◆ **Recorded information**
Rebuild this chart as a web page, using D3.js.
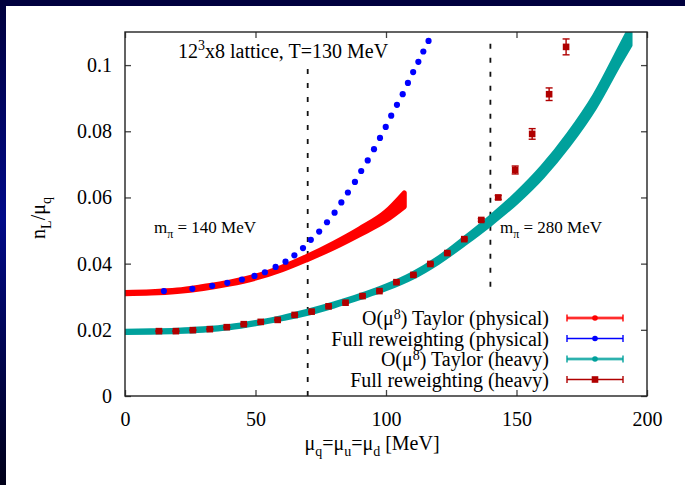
<!DOCTYPE html>
<html><head><meta charset="utf-8">
<script src="https://cdn.jsdelivr.net/npm/d3@7"></script>
<style>
body{margin:0;background:#fff;}
svg{display:block;}
text{font-family:"Liberation Serif","Times New Roman",serif;fill:#000;}
</style></head><body>
<svg id="c" width="685" height="485"></svg>
<script>
// ---- data ----
const xTicks = [0, 50, 100, 150, 200];
const yTicks = [0, 0.02, 0.04, 0.06, 0.08, 0.1];
const yTickLabels = ["0", "0.02", "0.04", "0.06", "0.08", "0.1"];

// O(mu^8) Taylor (physical) band
const muTaylorPhys = [0, 10, 20, 30, 40, 50, 60, 70, 80, 90, 100, 107];
const nTaylorPhys  = [0.0311, 0.0313, 0.0318, 0.0328, 0.0341, 0.0359, 0.0385, 0.0418, 0.0455, 0.0497, 0.0544, 0.0593];
const eTaylorPhys  = [0.0002, 0.0002, 0.0002, 0.0003, 0.0003, 0.0003, 0.0004, 0.0005, 0.0007, 0.0009, 0.0013, 0.0021];

// Full reweighting (physical)
const muRewPhys = [14.9, 25.8, 33.4, 39.2, 44.8, 49.6, 53.6, 57.7, 61.5, 64.9, 68.2, 71.2, 74.4, 77.4, 80.3, 82.9, 85.4, 88.1, 90.5, 93.0, 95.4, 97.7, 99.9, 102.0, 104.2, 106.4, 108.4, 110.4, 112.4, 114.3, 116.3];
const nRewPhys  = [0.0317, 0.0324, 0.0333, 0.0342, 0.0352, 0.0363, 0.0374, 0.0390, 0.0406, 0.0425, 0.0447, 0.0472, 0.0497, 0.0525, 0.0554, 0.0585, 0.0615, 0.0647, 0.0680, 0.0712, 0.0746, 0.0780, 0.0813, 0.0847, 0.0880, 0.0912, 0.0946, 0.0979, 0.1010, 0.1041, 0.1073];

// O(mu^8) Taylor (heavy) band
const muTaylorHeavy = [0, 10, 20, 30, 40, 50, 60, 70, 80, 90, 100, 110, 120, 130, 140, 150, 160, 170, 180, 190, 193.5];
const nTaylorHeavy  = [0.0194, 0.0195, 0.0197, 0.0201, 0.0208, 0.0220, 0.0235, 0.0253, 0.0275, 0.0300, 0.0328, 0.0363, 0.0410, 0.0468, 0.0530, 0.0598, 0.0678, 0.0775, 0.0890, 0.1035, 0.1085];
const eTaylorHeavy  = [0.0002, 0.0002, 0.0002, 0.0002, 0.0002, 0.0002, 0.0002, 0.0003, 0.0003, 0.0003, 0.0004, 0.0005, 0.0006, 0.0008, 0.0010, 0.0012, 0.0014, 0.0016, 0.0018, 0.0022, 0.0025];

// Full reweighting (heavy)
const muRewHeavy = [13, 19.5, 26, 32.5, 39, 45.5, 52, 58.5, 65, 71.5, 78, 84.5, 91, 97.5, 104, 110.5, 117, 123.5, 130, 136.5, 143, 149.5, 156, 162.5, 169];
const nRewHeavy  = [0.0196, 0.0196, 0.0199, 0.0202, 0.0208, 0.0217, 0.0224, 0.0230, 0.0245, 0.0255, 0.0271, 0.0282, 0.0302, 0.0317, 0.0344, 0.0366, 0.0399, 0.0432, 0.0474, 0.0532, 0.0600, 0.0683, 0.0792, 0.0912, 0.1055];
const eRewHeavy  = [0.0001, 0.0001, 0.0001, 0.0001, 0.0001, 0.0001, 0.0001, 0.0001, 0.0001, 0.0001, 0.0001, 0.0001, 0.0001, 0.0001, 0.0002, 0.0002, 0.0002, 0.0003, 0.0003, 0.0004, 0.0006, 0.0012, 0.0016, 0.0019, 0.0024];

const vLines = [{mu: 70, lo: 0, hi: 0.099}, {mu: 140, lo: 0.033, hi: 0.1067}];

const legendLabels = [
  [{t: "O(μ"}, {t: "8", sup: true}, {t: ") Taylor (physical)"}],
  [{t: "Full reweighting (physical)"}],
  [{t: "O(μ"}, {t: "8", sup: true}, {t: ") Taylor (heavy)"}],
  [{t: "Full reweighting (heavy)"}]
];

// ---- drawing ----
const svg = d3.select("#c");
const W = 685, H = 485;
const L = 125, R = 647, T = 32, B = 396;
const x = d3.scaleLinear().domain([0, 200]).range([L, R]);
const y = d3.scaleLinear().domain([0, 0.11]).range([B, T]);

const RED = "#ff0000", BLUE = "#0000ff", TEAL = "#00a19c", DRED = "#b00000";

// background frame
const defs = svg.append("defs");
const g1 = defs.append("linearGradient").attr("id", "lg").attr("x1", 0).attr("y1", 0).attr("x2", 0).attr("y2", 1);
g1.append("stop").attr("offset", "0%").attr("stop-color", "#00003c");
g1.append("stop").attr("offset", "45%").attr("stop-color", "#000a88");
g1.append("stop").attr("offset", "100%").attr("stop-color", "#000018");
svg.append("rect").attr("x", 0).attr("y", 0).attr("width", W).attr("height", H).attr("fill", "#fff");
svg.append("rect").attr("x", 0).attr("y", 0).attr("width", W).attr("height", 6).attr("fill", "#00003e");
svg.append("rect").attr("x", 0).attr("y", 0).attr("width", 6).attr("height", H).attr("fill", "url(#lg)");

defs.append("clipPath").attr("id", "clip").append("rect")
  .attr("x", L).attr("y", T).attr("width", R - L).attr("height", B - T);

// axes (ticks inward, mirrored)
function styleAxis(g) {
  g.select(".domain").remove();
  g.selectAll(".tick line").attr("stroke", "#444").attr("stroke-width", 1.3);
  g.selectAll(".tick text").attr("font-size", 20).attr("font-family", "Liberation Serif, serif").attr("fill", "#000");
}
svg.append("g").attr("transform", `translate(0,${B})`)
  .call(d3.axisBottom(x).tickValues(xTicks).tickSize(-6).tickPadding(16).tickFormat(d3.format("d")))
  .call(styleAxis);
svg.append("g").attr("transform", `translate(0,${T})`)
  .call(d3.axisTop(x).tickValues(xTicks).tickSize(-6).tickFormat(""))
  .call(styleAxis);
svg.append("g").attr("transform", `translate(${L},0)`)
  .call(d3.axisLeft(y).tickValues(yTicks).tickSize(-6).tickPadding(13).tickFormat((d, i) => yTickLabels[i]))
  .call(styleAxis);
svg.append("g").attr("transform", `translate(${R},0)`)
  .call(d3.axisRight(y).tickValues(yTicks).tickSize(-6).tickFormat(""))
  .call(styleAxis);

// dashed vertical lines
svg.append("g").selectAll("line").data(vLines).join("line")
  .attr("x1", d => x(d.mu)).attr("x2", d => x(d.mu))
  .attr("y1", d => y(d.lo)).attr("y2", d => y(d.hi))
  .attr("stroke", "#111").attr("stroke-width", 1.8).attr("stroke-dasharray", "5,9");

const plot = svg.append("g").attr("clip-path", "url(#clip)");

const area = d3.area()
  .x(d => x(d.mu)).y0(d => y(d.n - d.e)).y1(d => y(d.n + d.e))
  .curve(d3.curveMonotoneX);

const heavyBand = muTaylorHeavy.map((m, i) => ({mu: m, n: nTaylorHeavy[i], e: eTaylorHeavy[i]}));
const physBand = muTaylorPhys.map((m, i) => ({mu: m, n: nTaylorPhys[i], e: eTaylorPhys[i]}));

plot.append("path").datum(heavyBand).attr("d", area)
  .attr("fill", TEAL).attr("stroke", TEAL).attr("stroke-width", 5).attr("stroke-linejoin", "round");
plot.append("path").datum(physBand).attr("d", area)
  .attr("fill", RED).attr("stroke", RED).attr("stroke-width", 5).attr("stroke-linejoin", "round");

// reweighting heavy: error bars + squares
const heavyPts = muRewHeavy.map((m, i) => ({mu: m, n: nRewHeavy[i], e: eRewHeavy[i]}));
const eb = plot.append("g").attr("stroke", DRED).attr("stroke-width", 1.4);
heavyPts.forEach(d => {
  const cx = x(d.mu), y0 = y(d.n - d.e), y1 = y(d.n + d.e);
  eb.append("line").attr("x1", cx).attr("x2", cx).attr("y1", y0).attr("y2", y1);
  eb.append("line").attr("x1", cx - 3.5).attr("x2", cx + 3.5).attr("y1", y0).attr("y2", y0);
  eb.append("line").attr("x1", cx - 3.5).attr("x2", cx + 3.5).attr("y1", y1).attr("y2", y1);
});
plot.append("g").selectAll("rect").data(heavyPts).join("rect")
  .attr("x", d => x(d.mu) - 3.3).attr("y", d => y(d.n) - 3.3)
  .attr("width", 6.6).attr("height", 6.6).attr("fill", DRED);

// reweighting physical: blue dots
const physPts = muRewPhys.map((m, i) => ({mu: m, n: nRewPhys[i]}));
plot.append("g").selectAll("circle").data(physPts).join("circle")
  .attr("cx", d => x(d.mu)).attr("cy", d => y(d.n)).attr("r", 3.1).attr("fill", BLUE);

// frame
svg.append("rect").attr("x", L).attr("y", T).attr("width", R - L).attr("height", B - T)
  .attr("fill", "none").attr("stroke", "#222").attr("stroke-width", 1.4);

// rich text helper
function rich(sel, parts, size, supShift) {
  let shift = 0;
  parts.forEach(p => {
    const target = p.sub ? 0.3 * size : (p.sup ? -(supShift || 0.42) * size : 0);
    sel.append("tspan").attr("dy", target - shift)
      .attr("font-size", (p.sub || p.sup) ? 0.7 * size : size).text(p.t);
    shift = target;
  });
}

// annotations
rich(svg.append("text").attr("x", 178).attr("y", 58).attr("font-size", 20),
  [{t: "12"}, {t: "3", sup: true}, {t: "x8 lattice, T=130 MeV"}], 20);
rich(svg.append("text").attr("x", 154).attr("y", 233).attr("font-size", 17),
  [{t: "m"}, {t: "π", sub: true}, {t: " = 140 MeV"}], 17);
rich(svg.append("text").attr("x", 500).attr("y", 233).attr("font-size", 17),
  [{t: "m"}, {t: "π", sub: true}, {t: " = 280 MeV"}], 17);

// axis labels
rich(svg.append("text").attr("x", (L + R) / 2 - 14).attr("y", 450).attr("text-anchor", "middle").attr("font-size", 20),
  [{t: "μ"}, {t: "q", sub: true}, {t: "=μ"}, {t: "u", sub: true}, {t: "=μ"}, {t: "d", sub: true}, {t: " [MeV]"}], 20);
rich(svg.append("text").attr("transform", `translate(45,${(T + B) / 2 + 4}) rotate(-90)`).attr("text-anchor", "middle").attr("font-size", 20),
  [{t: "n"}, {t: "L", sub: true}, {t: "/μ"}, {t: "q", sub: true}], 20);

// legend
const legY = [318, 338.5, 359, 379.5];
const legStyles = [
  {c: RED, halo: true, m: "circle"},
  {c: BLUE, halo: false, m: "circle"},
  {c: TEAL, halo: true, m: "circle"},
  {c: DRED, halo: false, m: "square"}
];
legendLabels.forEach((parts, i) => {
  const yy = legY[i], s = legStyles[i];
  rich(svg.append("text").attr("x", 549).attr("y", yy + 7).attr("text-anchor", "end").attr("font-size", 20), parts, 20, 0.3);
  const lg = svg.append("g");
  if (s.halo) {
    lg.append("line").attr("x1", 567).attr("x2", 623).attr("y1", yy).attr("y2", yy)
      .attr("stroke", s.c).attr("stroke-width", 4).attr("stroke-opacity", 0.3);
  }
  lg.append("line").attr("x1", 567).attr("x2", 623).attr("y1", yy).attr("y2", yy)
    .attr("stroke", s.c).attr("stroke-width", 1.4);
  [567, 623].forEach(xx => lg.append("line").attr("x1", xx).attr("x2", xx)
    .attr("y1", yy - 3.5).attr("y2", yy + 3.5).attr("stroke", s.c).attr("stroke-width", 1.4));
  if (s.m === "circle") lg.append("circle").attr("cx", 595).attr("cy", yy).attr("r", 2.8).attr("fill", s.c);
  else lg.append("rect").attr("x", 595 - 3.3).attr("y", yy - 3.3).attr("width", 6.6).attr("height", 6.6).attr("fill", s.c);
});
</script></body></html>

◆ **What the task asks**
Copy exactly the lines running from the beginning of the listing through the line that has "0.1010, 0.1041, 0.1073];". Drop the pictures.

◆ **Expected answer**
Rebuild this chart as a web page, using D3.js.
<!DOCTYPE html>
<html><head><meta charset="utf-8">
<script src="https://cdn.jsdelivr.net/npm/d3@7"></script>
<style>
body{margin:0;background:#fff;}
svg{display:block;}
text{font-family:"Liberation Serif","Times New Roman",serif;fill:#000;}
</style></head><body>
<svg id="c" width="685" height="485"></svg>
<script>
// ---- data ----
const xTicks = [0, 50, 100, 150, 200];
const yTicks = [0, 0.02, 0.04, 0.06, 0.08, 0.1];
const yTickLabels = ["0", "0.02", "0.04", "0.06", "0.08", "0.1"];

// O(mu^8) Taylor (physical) band
const muTaylorPhys = [0, 10, 20, 30, 40, 50, 60, 70, 80, 90, 100, 107];
const nTaylorPhys  = [0.0311, 0.0313, 0.0318, 0.0328, 0.0341, 0.0359, 0.0385, 0.0418, 0.0455, 0.0497, 0.0544, 0.0593];
const eTaylorPhys  = [0.0002, 0.0002, 0.0002, 0.0003, 0.0003, 0.0003, 0.0004, 0.0005, 0.0007, 0.0009, 0.0013, 0.0021];

// Full reweighting (physical)
const muRewPhys = [14.9, 25.8, 33.4, 39.2, 44.8, 49.6, 53.6, 57.7, 61.5, 64.9, 68.2, 71.2, 74.4, 77.4, 80.3, 82.9, 85.4, 88.1, 90.5, 93.0, 95.4, 97.7, 99.9, 102.0, 104.2, 106.4, 108.4, 110.4, 112.4, 114.3, 116.3];
const nRewPhys  = [0.0317, 0.0324, 0.0333, 0.0342, 0.0352, 0.0363, 0.0374, 0.0390, 0.0406, 0.0425, 0.0447, 0.0472, 0.0497, 0.0525, 0.0554, 0.0585, 0.0615, 0.0647, 0.0680, 0.0712, 0.0746, 0.0780, 0.0813, 0.0847, 0.0880, 0.0912, 0.0946, 0.0979, 0.1010, 0.1041, 0.1073];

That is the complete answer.